Nowadays, with all-pervasive social media and the universal availability of the tools to produce it, seeing and hearing yourself is a commonplace, However, it was not always thus.
The first time I saw myself on ‘video’ – although back in 1964 it was called film – I was
standing around aimlessly playing in a school cricket match. It was a black & white home movie, without sound, that must have been made by a proud parent of one of my schoolmates.
The second time was in a brief few seconds – again in silent black & white – six years later, sitting in a tent at the 1970 Isle of Wight Festival. I was talking, although obviously without the benefit of sound I’ve got no idea what I was saying. Probably how irritating Joni Mitchell had been.
‘So what?’ you may reasonably ask, always assuming you haven’t already breached your attention span and clicked away in search of another kitten video.
Allow me to explain. À propos two recent daily prompts from WordPress (typical: nothing for ages then two come along one right after the other) I’m exploring two related questions:
- What do you find more unbearable: watching a video of yourself, or listening to a recording of your voice?
- When you do something scary or stressful – bungee jumping, public speaking, etc. – do you prefer to be surrounded by friends or by strangers?
When I was younger I was painfully shy and terribly tongue-tied. Now, though, while I certainly wouldn’t go out of my way to take a selfie or post a video of myself (perhaps playing artfully with a ball of wool), I’m pretty relaxed about seeing and hearing myself – usually in the bottom corner of my iPad during a Skype call.
It was my job that transformed my attitudes. For twenty years I was an investment analyst, back when it was quite an honourable profession. One of the non-core activities that this involved was speaking to the media: the idea being that you should project an air of calm authority which would reflect well on your employer. Basically, it was unpaid advertising.
My first foray into this was an interview for BBC Scotland (this was when I worked in Edinburgh) in which I pontificated about one of the Scottish banks which at the time was the subject of an (unsuccessful) takeover bid. I recorded the interview at my office, but the BBC didn’t use it until about a week later. My interviewer kindly gave me a call to tell me that it would run on the early evening news. So, the family assembled in front of the TV to await the great event – me on the sofa, my three-year old son sitting on the floor in front of me.
Run VT and there I was, in my best suit and droning on in my flat Merseyside accent. I was quite surprised that I found myself feeling quite dispassionate about it all. Others were more impressed, however: after about fifteen seconds my son turned round, looked at me, then turned back to the set. He turned round again:
“Daddy, is that you?’
‘Yes it is”
‘Does that mean you’re under arrest?”
After that impressive debut, I graduated to the white knuckle ride that is ‘going live’, on CNN more often than not, usually in relation to some or other European bank’s latest, tediously dull, results announcement.

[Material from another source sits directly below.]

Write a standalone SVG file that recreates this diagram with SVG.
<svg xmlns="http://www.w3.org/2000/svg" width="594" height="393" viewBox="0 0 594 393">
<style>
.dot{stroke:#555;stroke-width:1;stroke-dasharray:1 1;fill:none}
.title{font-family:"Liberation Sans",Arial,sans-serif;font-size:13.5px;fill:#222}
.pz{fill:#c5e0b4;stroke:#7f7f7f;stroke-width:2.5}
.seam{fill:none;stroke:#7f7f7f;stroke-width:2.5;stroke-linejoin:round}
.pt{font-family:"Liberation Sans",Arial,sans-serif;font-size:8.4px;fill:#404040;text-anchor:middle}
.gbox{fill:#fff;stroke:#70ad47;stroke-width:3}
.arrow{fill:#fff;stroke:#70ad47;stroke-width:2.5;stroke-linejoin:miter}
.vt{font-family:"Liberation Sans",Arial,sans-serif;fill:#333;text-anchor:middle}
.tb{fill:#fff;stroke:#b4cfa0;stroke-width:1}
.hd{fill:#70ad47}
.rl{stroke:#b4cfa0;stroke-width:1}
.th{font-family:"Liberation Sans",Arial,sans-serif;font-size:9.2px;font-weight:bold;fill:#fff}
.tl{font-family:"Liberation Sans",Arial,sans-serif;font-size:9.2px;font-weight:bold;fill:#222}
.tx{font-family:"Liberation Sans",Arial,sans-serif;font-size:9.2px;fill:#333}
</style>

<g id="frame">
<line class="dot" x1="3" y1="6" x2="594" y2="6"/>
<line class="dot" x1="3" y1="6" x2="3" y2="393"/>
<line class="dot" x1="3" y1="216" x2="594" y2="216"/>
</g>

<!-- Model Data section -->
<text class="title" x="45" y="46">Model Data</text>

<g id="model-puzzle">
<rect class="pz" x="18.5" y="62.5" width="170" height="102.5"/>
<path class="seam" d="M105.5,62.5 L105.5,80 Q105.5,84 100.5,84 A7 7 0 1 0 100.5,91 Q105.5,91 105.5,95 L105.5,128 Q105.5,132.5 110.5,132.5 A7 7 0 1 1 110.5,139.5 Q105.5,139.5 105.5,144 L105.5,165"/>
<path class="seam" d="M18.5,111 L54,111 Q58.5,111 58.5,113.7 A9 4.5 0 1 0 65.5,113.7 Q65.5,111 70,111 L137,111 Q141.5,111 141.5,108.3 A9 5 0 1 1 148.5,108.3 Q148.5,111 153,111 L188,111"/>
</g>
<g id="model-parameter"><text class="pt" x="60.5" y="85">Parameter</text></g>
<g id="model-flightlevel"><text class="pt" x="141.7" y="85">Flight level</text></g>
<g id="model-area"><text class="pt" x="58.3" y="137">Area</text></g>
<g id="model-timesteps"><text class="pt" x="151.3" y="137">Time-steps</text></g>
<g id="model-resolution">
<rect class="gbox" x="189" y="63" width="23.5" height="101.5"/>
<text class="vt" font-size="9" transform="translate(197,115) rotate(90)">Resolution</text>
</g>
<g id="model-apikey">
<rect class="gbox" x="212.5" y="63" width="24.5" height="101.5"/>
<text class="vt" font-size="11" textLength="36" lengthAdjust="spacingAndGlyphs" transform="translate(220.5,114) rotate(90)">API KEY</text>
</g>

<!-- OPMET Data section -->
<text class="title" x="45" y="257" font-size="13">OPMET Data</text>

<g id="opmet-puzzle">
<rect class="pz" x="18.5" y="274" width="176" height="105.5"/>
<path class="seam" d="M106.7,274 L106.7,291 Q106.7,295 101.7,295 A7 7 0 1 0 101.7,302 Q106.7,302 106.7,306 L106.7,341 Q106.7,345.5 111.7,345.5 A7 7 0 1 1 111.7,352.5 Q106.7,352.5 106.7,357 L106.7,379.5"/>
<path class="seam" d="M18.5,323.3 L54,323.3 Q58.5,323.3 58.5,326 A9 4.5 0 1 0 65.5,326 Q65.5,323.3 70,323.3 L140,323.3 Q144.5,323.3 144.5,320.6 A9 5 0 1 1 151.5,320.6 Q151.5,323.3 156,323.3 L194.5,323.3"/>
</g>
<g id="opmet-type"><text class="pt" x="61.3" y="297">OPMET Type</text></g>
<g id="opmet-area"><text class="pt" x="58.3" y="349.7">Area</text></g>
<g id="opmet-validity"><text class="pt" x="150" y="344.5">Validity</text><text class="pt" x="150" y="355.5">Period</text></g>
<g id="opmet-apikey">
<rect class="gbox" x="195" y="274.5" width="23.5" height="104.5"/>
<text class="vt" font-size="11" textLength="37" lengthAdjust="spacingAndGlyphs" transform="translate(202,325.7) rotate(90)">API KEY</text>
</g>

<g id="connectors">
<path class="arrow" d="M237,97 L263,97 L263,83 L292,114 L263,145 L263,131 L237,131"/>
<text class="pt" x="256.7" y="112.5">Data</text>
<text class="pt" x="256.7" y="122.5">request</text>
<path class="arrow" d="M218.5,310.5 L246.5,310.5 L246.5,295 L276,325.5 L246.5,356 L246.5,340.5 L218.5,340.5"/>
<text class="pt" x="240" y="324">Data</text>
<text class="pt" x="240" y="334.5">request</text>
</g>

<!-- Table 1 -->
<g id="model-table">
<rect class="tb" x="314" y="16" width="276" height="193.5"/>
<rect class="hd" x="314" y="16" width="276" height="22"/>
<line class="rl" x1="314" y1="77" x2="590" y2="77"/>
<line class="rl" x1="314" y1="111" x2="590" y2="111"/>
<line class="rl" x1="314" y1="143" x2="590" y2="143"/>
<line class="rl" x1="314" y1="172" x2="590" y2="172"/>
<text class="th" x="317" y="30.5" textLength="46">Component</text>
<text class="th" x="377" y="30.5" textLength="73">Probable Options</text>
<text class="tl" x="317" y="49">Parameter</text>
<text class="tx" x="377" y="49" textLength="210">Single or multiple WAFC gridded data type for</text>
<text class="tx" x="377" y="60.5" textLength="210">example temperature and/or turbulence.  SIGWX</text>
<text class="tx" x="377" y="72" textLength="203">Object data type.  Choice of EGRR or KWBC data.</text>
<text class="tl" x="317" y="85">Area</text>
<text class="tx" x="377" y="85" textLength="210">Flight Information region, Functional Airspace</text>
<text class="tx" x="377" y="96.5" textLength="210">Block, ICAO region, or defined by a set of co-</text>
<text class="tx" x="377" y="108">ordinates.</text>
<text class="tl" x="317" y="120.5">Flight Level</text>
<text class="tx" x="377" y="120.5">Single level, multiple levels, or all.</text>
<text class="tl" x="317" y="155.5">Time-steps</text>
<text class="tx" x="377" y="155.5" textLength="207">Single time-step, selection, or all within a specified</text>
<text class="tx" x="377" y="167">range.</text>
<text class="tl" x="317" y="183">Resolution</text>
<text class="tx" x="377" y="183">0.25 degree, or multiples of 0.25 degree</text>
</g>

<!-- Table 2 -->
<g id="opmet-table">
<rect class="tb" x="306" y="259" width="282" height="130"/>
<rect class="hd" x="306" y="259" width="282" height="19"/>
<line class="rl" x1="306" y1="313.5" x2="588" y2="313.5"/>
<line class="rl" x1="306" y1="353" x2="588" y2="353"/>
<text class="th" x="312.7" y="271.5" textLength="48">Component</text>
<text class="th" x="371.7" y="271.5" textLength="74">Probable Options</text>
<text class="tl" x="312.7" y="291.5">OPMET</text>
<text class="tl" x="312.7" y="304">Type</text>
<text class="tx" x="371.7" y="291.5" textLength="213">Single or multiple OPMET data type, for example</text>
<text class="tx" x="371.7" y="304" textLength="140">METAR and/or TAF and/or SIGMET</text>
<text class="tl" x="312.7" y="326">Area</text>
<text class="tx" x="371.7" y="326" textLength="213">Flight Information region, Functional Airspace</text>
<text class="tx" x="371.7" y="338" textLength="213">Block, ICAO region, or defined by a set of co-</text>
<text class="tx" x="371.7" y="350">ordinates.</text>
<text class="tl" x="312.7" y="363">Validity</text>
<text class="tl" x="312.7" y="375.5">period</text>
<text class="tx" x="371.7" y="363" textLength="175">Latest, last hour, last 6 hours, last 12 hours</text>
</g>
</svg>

Since the repeat cycle of CNN Business news is (or was) about two hours, I had plenty of opportunity to ‘watch myself back’ later in the day. Although I say so myself, I got quite good at this and was usually able to speak in short, jargon-free sentences that were grammatically correct and with a decent soundbite thrown in. They kept coming back for more anyway.
So, in response to the first prompt, neither sight nor sound of myself bothers me any more.
From which it follows that it really doesn’t make much difference to me whether I’m among friends or strangers when I’m making a show of myself. Again, it wasn’t always thus and again it was work that brought about the more relaxed attitude.
A key element of the analyst’s job is ‘marketing’ – a polite term for
flogging explaining your latest stock recommendations or thematic research to investors.
This marketing could be either on a one-on-one basis or involve making a presentation to a group – which could be anything from a couple of portfolio managers to hundreds of people at a Conference. It was a very nervous experience the first couple of times, of course, but after a while it got to be just part of the job. The worst part wasn’t the ‘performance’ aspect but the ravages wreaked on my voice – never strong at the best of times – by spending most of the time talking.
My most surreal public speaking experience was at a conference in Italy which featured simultaneous translation. I met with the two lady interpreters beforehand. They were very nice, but they told me that, because it takes much longer to say anything in Italian than in English, I should speak very slowly and pause meaningfully between sentences to allow them to catch up. Slightly nonplussed, I followed instructions, with the result that I gave every impression that I was addressing an uncomprehending bunch of seven year-olds.
And the daft thing was that all the Italians in my audience spoke perfectly good English anyway.
You could say, therefore, that I’m inured to public speaking. The way I look at it is that if I’m among friends they’ll still be my friends even if I do make a complete arse of myself. And if they’re strangers then I’m never going to see them again anyway, so what does it matter?
But you can forget the bungee-jumping. I’m not doing that for anyone.